What can you do to avoid Cloud vendor lock-in? Here is some advice Ness gives its customers:
- Wherever possible, use the Cloud as infrastructure rather than as a platform. At the infrastructure level, you are using the Cloud to provide you with hardware, so you can deploy and run your own containers. In that case, your dependence on a specific Cloud vendor is minimal. On the other hand, using the Cloud as a platform means you are using higher-level functionality like databases and elasticity frameworks that are far less standard across Cloud vendors.
- Wherever possible, stick to standard SQL, which is fairly uniform across all Cloud vendors, and avoid non-standard SQL extensions or stored procedures, which can be hard to port to other databases.
- Use features that are supported by all Cloud providers; e.g., serverless computing. The API may be different from vendor to vendor, but this will require a relatively painless conversion effort. Avoid features that exist only in one vendor’s platform; e.g., a proprietary machine learning development platform.
- Choose commercial products that support all the major Cloud providers, so you can easily move from one vendor to another.
Where feasible, consider using multi-Cloud APIs that hide the differences between Cloud platforms. If you are using the Cloud as infrastructure, there is OpenStack, a free and open source software platform for cloud computing, which consists of interrelated components that control hardware pools of processing, storage and networking resources throughout a data center. If you are using the Cloud as a platform, consider Cloud Foundry or OpenShift, each of which provides a uniform Cloud platform on any Cloud vendor’s infrastructure.
So, when should you use a Cloud provider’s vendor-specific technology?

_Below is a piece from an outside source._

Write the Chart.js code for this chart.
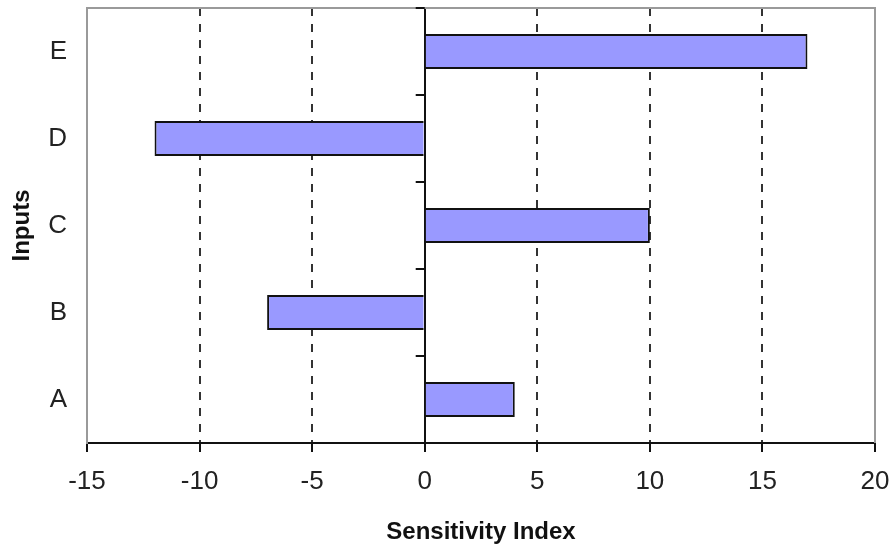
<!DOCTYPE html>
<html>
<head>
<meta charset="utf-8">
<script src="https://cdn.jsdelivr.net/npm/chart.js@4.4.1/dist/chart.umd.min.js"></script>
<style>
  html, body { margin: 0; padding: 0; background: #fff; }
  #wrap { width: 893px; height: 548px; }
</style>
</head>
<body>
<div id="wrap"><canvas id="myChart" width="893" height="548"></canvas></div>
<script>
const inputs = ["E", "D", "C", "B", "A"];
const sensitivity = [17, -12, 10, -7, 4];
const xMin = -15;
const xMax = 20;
const xStep = 5;

const font = "'Liberation Sans', Arial, sans-serif";

// grey frame on top / right, small ticks on the zero line
const framePlugin = {
    id: "frame",
    afterDatasetsDraw(chart) {
        const { ctx, chartArea: a, scales } = chart;
        const x0 = scales.x.getPixelForValue(0);
        ctx.save();
        ctx.strokeStyle = "#9a9a9a";
        ctx.lineWidth = 2;
        ctx.beginPath();
        ctx.moveTo(a.left, a.top);
        ctx.lineTo(a.right, a.top);
        ctx.lineTo(a.right, a.bottom);
        ctx.stroke();

        ctx.strokeStyle = "#111";
        ctx.beginPath();
        for (let i = 0; i <= inputs.length; i++) {
            const py = Math.round(scales.y.getPixelForValue(i - 0.5));
            ctx.moveTo(x0 - 9, py);
            ctx.lineTo(x0, py);
        }
        ctx.stroke();
        ctx.restore();
    }
};

const data = {
    labels: inputs,
    datasets: [
        {
            data: sensitivity,
            backgroundColor: "#9999ff",
            borderColor: "#111",
            borderWidth: 2,
            borderSkipped: "start",
            categoryPercentage: 1,
            barPercentage: 0.4,
        },
    ],
};

const options = {
    indexAxis: "y",
    responsive: false,
    animation: false,
    devicePixelRatio: 1,
    layout: { padding: { top: 8, right: 18, left: 0, bottom: 0 } },
    plugins: {
        legend: { display: false },
        tooltip: { enabled: false },
    },
    scales: {
        x: {
            type: "linear",
            min: xMin,
            max: xMax,
            ticks: {
                stepSize: xStep,
                color: "#222",
                padding: 14,
                font: { family: font, size: 26 },
            },
            grid: {
                color: (c) => {
                    const v = c.tick ? c.tick.value : null;
                    if (v === xMin || v === xMax) return "rgba(0,0,0,0)";
                    return v === 0 ? "#111" : "#333";
                },
                lineWidth: 2,
                tickColor: "#111",
                tickLength: 9,
                tickWidth: 2,
            },
            border: {
                color: "#111",
                width: 2,
                dash: (c) => (c.tick && c.tick.value === 0 ? [] : [8, 8]),
            },
            title: {
                display: true,
                text: "Sensitivity Index",
                color: "#111",
                font: { family: font, size: 24, weight: "bold" },
                padding: { top: 0, bottom: 1 },
            },
            afterFit: (scale) => {
                scale.height = 105;
                scale.paddingLeft = 0;
                scale.paddingRight = 0;
            },
        },
        y: {
            type: "category",
            grid: { display: false },
            border: { color: "#9a9a9a", width: 2 },
            ticks: {
                color: "#222",
                padding: 12,
                font: { family: font, size: 26 },
            },
            title: {
                display: true,
                text: "Inputs",
                color: "#111",
                font: { family: font, size: 24, weight: "bold" },
                padding: { top: 8, bottom: 0 },
            },
            afterFit: (scale) => {
                scale.width = 87;
                scale.paddingTop = 0;
                scale.paddingBottom = 0;
            },
        },
    },
};

new Chart("myChart", { type: "bar", data, options, plugins: [framePlugin] });
</script>
</body>
</html>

When it improves scalability, elasticity, availability, resilience or reliability. These are features of the underlying infrastructure rather than the application, and you should take advantage of your Cloud vendor’s capabilities and managed services rather than trying to achieve it yourself. While this may add some degree of vendor lock-in, the benefits far outweigh the risks, and porting to a different Cloud vendor’s infrastructure is a manageable risk.